The two systems’ combined 2016 revenues would surpass those of the St. Louis-based Ascension Health, currently the largest non-profit healthcare system, according to data reported by Becker’s Hospital Review.

In an uncertain environment for U.S. healthcare, the new health system will operate in 28 states and include more than 700 care sites and 139 hospitals. The system will have about 159,000 employees and more than 25,000 physicians and other advanced practice clinicians.

“We foresee an incredible opportunity to expand each organization’s best practices to respond to the evolving health care environment and deliver high-quality, cost-effective care,” said Lloyd Dean, president and chief executive officer of Dignity.

Dean and Kevin E. Lofton, chief executive officer of CHI, will serve as co-CEOs of the new organization, officials said. The announcement came after more than a year of negotiations announced in 2016.

After a series of downgrades to CHI’s $8.6 billion of bonds and with a negative outlook on Dignity’s $5.5 billion of debt, the merger will have no immediate impact on either credit, according to S&P Global Ratings.

S&P downgraded CHI to BBB-plus with a stable outlook in March. The same month, S&P affirmed Dignity Health's A rating with a negative outlook.
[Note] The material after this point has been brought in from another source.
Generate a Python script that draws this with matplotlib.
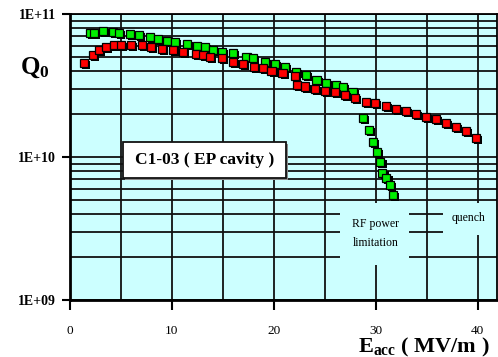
import matplotlib
matplotlib.use("Agg")
import matplotlib.pyplot as plt
import matplotlib.patheffects as pe
from matplotlib.patches import Rectangle

plt.rcParams["font.family"] = ["Liberation Serif", "DejaVu Serif"]
plt.rcParams["mathtext.fontset"] = "custom"
plt.rcParams["mathtext.rm"] = "Liberation Serif"
plt.rcParams["mathtext.bf"] = "Liberation Serif:bold"

# EP cavity, first test (green) - limited by RF power
green_e = [1.96, 2.38, 3.26, 4.19, 4.83, 5.88, 6.79, 7.84, 8.66, 9.48, 10.29, 11.44,
           12.42, 13.24, 14.05, 14.87, 16.01, 17.32, 17.97, 19.12, 20.10, 21.08, 22.2,
           23.14, 24.19, 25.10, 26.08, 26.76, 27.72, 28.75, 29.34, 29.77, 30.13, 30.46,
           30.66, 31.05, 31.37, 31.70]
green_logq = [10.865, 10.865, 10.881, 10.876, 10.865, 10.858, 10.853, 10.841, 10.825,
              10.813, 10.802, 10.788, 10.778, 10.771, 10.748, 10.736, 10.725, 10.701,
              10.690, 10.666, 10.648, 10.627, 10.594, 10.573, 10.538, 10.515, 10.503,
              10.492, 10.452, 10.271, 10.191, 10.107, 10.037, 9.967, 9.886, 9.851,
              9.804, 9.734]

# second test (red) - quench at ~40 MV/m
red_e = [1.37, 2.28, 2.87, 3.53, 4.31, 4.97, 5.95, 7.03, 7.94, 8.99, 10.07, 11.11,
         12.35, 13.01, 13.73, 14.87, 16.01, 16.99, 18.04, 18.95, 19.77, 20.85, 22.06,
         22.23, 23.04, 24.02, 25.05, 25.98, 26.96, 27.94, 29.02, 29.90, 30.98, 31.96,
         32.94, 33.92, 34.97, 35.95, 36.93, 37.84, 38.82, 39.87]
red_logq = [10.655, 10.713, 10.748, 10.767, 10.783, 10.783, 10.783, 10.783, 10.771,
            10.753, 10.748, 10.736, 10.720, 10.713, 10.701, 10.690, 10.662, 10.650,
            10.631, 10.620, 10.601, 10.585, 10.569, 10.503, 10.493, 10.473, 10.464,
            10.452, 10.434, 10.410, 10.387, 10.376, 10.359, 10.334, 10.324, 10.301,
            10.278, 10.264, 10.236, 10.212, 10.182, 10.131]

x_ticks = [0, 10, 20, 30, 40]
y_ticks = [1e9, 1e10, 1e11]
y_ticklabels = ["1E+09", "1E+10", "1E+11"]

green_q = [10 ** v for v in green_logq]
red_q = [10 ** v for v in red_logq]

fig = plt.figure(figsize=(4.98, 3.57), dpi=100)
ax = fig.add_axes([70 / 498, 1 - 300 / 357, 427 / 498, 286 / 357])
ax.set_facecolor("#ccffff")
ax.set_yscale("log")
ax.set_xlim(0, 41.9)
ax.set_ylim(1e9, 1e11)

ax.set_xticks(x_ticks)
ax.set_xticks([5, 15, 25, 35], minor=True)
ax.set_yticks(y_ticks)
ax.set_yticklabels(y_ticklabels)
ax.set_axisbelow(True)
ax.grid(which="both", color="#111111", linewidth=1.3)
ax.tick_params(which="minor", length=0)
ax.tick_params(axis="x", which="major", direction="out", length=7, width=1.5, pad=11,
               labelsize=9.5)
ax.tick_params(axis="y", which="major", direction="out", length=6, width=1.5, pad=4,
               labelsize=10)
for lab in ax.get_yticklabels():
    lab.set_fontweight("bold")

for side in ["left", "bottom"]:
    ax.spines[side].set_linewidth(2)
ax.spines["top"].set_linewidth(1.3)
ax.spines["right"].set_linewidth(1.3)

# label boxes that hide the grid
ax.add_patch(Rectangle((5.17, 10 ** 9.853), 16.0, 10 ** 10.105 - 10 ** 9.853,
                       facecolor="white", edgecolor="#111111", linewidth=1.3, zorder=1.5,
                       path_effects=[pe.SimplePatchShadow(offset=(1.5, -1.5),
                                                          shadow_rgbFace="#888888", alpha=1),
                                     pe.Normal()]))
ax.text(13.2, 10 ** 9.98, "C1-03 ( EP cavity )", ha="center", va="center",
        fontsize=12.5, fontweight="bold", zorder=3)

ax.add_patch(Rectangle((26.5, 10 ** 9.245), 6.8, 10 ** 9.678 - 10 ** 9.245,
                       facecolor="#ccffff", edgecolor="none", zorder=1))
ax.add_patch(Rectangle((36.6, 10 ** 9.455), 5.4, 10 ** 9.678 - 10 ** 9.455,
                       facecolor="#ccffff", edgecolor="none", zorder=1))
fig.text(376 / 498, 1 - 224 / 357, "RF power", ha="center", va="center", fontsize=8.5)
fig.text(376 / 498, 1 - 243 / 357, "limitation", ha="center", va="center", fontsize=8.5)
fig.text(468 / 498, 1 - 218 / 357, "quench", ha="center", va="center", fontsize=8.5)

shadow = [pe.SimplePatchShadow(offset=(1.5, -1.5), shadow_rgbFace="black", alpha=1),
          pe.Normal()]
ax.plot(green_e, green_q, linestyle="none", marker="s", markersize=5.8,
        markerfacecolor="#00ee00", markeredgecolor="black", markeredgewidth=0.9,
        path_effects=shadow, zorder=3)
ax.plot(red_e, red_q, linestyle="none", marker="s", markersize=5.8,
        markerfacecolor="#ff0000", markeredgecolor="black", markeredgewidth=0.9,
        path_effects=shadow, zorder=4)

fig.text(20 / 498, 1 - 68 / 357, r"$\mathbf{Q_0}$", ha="left", va="center", fontsize=18)
fig.text(358 / 498, 1 - 352 / 357, r"$\mathbf{E_{acc}}$ ( MV/m )", ha="left",
         va="baseline", fontsize=16, fontweight="bold")

fig.savefig("out.png", dpi=100)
“We said at the time that, as the smaller and higher rated organization, Dignity Health would likely be downgraded as its overall financial profile would be initially diluted. We stand by that assessment,” said analyst Martin Arrick. “Our rating outlook on CHI remains stable as this merger would be beneficial to its financial metrics and we would assume some financial synergies would be implemented post-merger, although many details are not yet available.”

In March, Moody’s Investors Service downgraded CHI’s long term debt to Baa1 from A3 and maintained a negative outlook. Two months earlier, Moody's assigned an A3 rating and stable outlook to Dignity Health’s $5.5 billion of outstanding debt.
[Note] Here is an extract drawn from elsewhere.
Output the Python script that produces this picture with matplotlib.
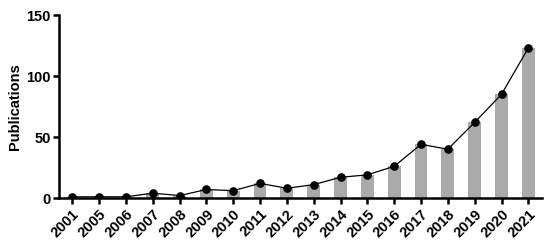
import matplotlib
matplotlib.use("Agg")
import matplotlib.pyplot as plt
import numpy as np

years = ["2001", "2005", "2006", "2007", "2008", "2009", "2010", "2011", "2012",
         "2013", "2014", "2015", "2016", "2017", "2018", "2019", "2020", "2021"]
publications = [1, 1, 1, 4, 2, 7, 6, 12, 8, 11, 17, 19, 26, 44, 40, 62, 85, 123]

plt.rcParams['font.family'] = ['Liberation Sans', 'DejaVu Sans']
plt.rcParams['font.weight'] = 'bold'

fig = plt.figure(figsize=(5.5, 2.46), dpi=100)
ax = fig.add_axes([0.107, 0.195, 0.878, 0.744])

x = np.arange(len(years))
ax.bar(x, publications, width=0.48, color='#aaaaaa', zorder=1)
ax.plot(x, publications, color='black', linewidth=0.9, marker='o', markersize=5.2, zorder=3)

ax.set_xlim(-0.5, len(years) - 0.5)
ax.set_ylim(0, 150)
ax.set_yticks([0, 50, 100, 150])
ax.set_xticks(x)
ax.set_xticklabels(years, rotation=45, ha='right', rotation_mode='anchor', fontsize=10.5, fontweight='bold')
for lab in ax.get_yticklabels():
    lab.set_fontsize(10.5)
    lab.set_fontweight('bold')
ax.set_ylabel('Publications', fontsize=10.5, fontweight='bold', labelpad=3)

for s in ['top', 'right']:
    ax.spines[s].set_visible(False)
for s in ['left', 'bottom']:
    ax.spines[s].set_linewidth(1.8)
ax.tick_params(axis='both', width=1.8, length=4.5, pad=1.5)
ax.tick_params(axis='x', pad=2)

fig.savefig('out.png', dpi=100)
Not-for-profit hospitals are facing rising costs at a time of slower revenue growth, driving lower margins, according to a Moody’s sector report in October.

“Limited pricing flexibility poses a challenge as both private and public payors reduce or slow their reimbursement rate increases,” the report said. “Small independent hospitals, particularly those in rural locations, are disproportionately affected by rising costs as they compete for labor with larger wealthier hospitals.”

To compensate, hospitals are consolidating to gain negotiating leverage with payors and to reduce costs through scale, analysts said. Mergers that are financially dilutive are credit negative, they said. But for smaller hospitals that are acquired by strong organizations, mergers were seen as credit positive.

“Rising expenses make it increasingly difficult for not-for-profit hospitals to counter slower revenue growth,” Moody’s said. “The median expense growth rate for our portfolio has accelerated for two consecutive years, increasing 6.6% in 2015 and 7.2% in 2016, and outpaced the 6% revenue growth in 2016. Higher labor, pharmaceuticals and information technology costs have weighed on hospitals.”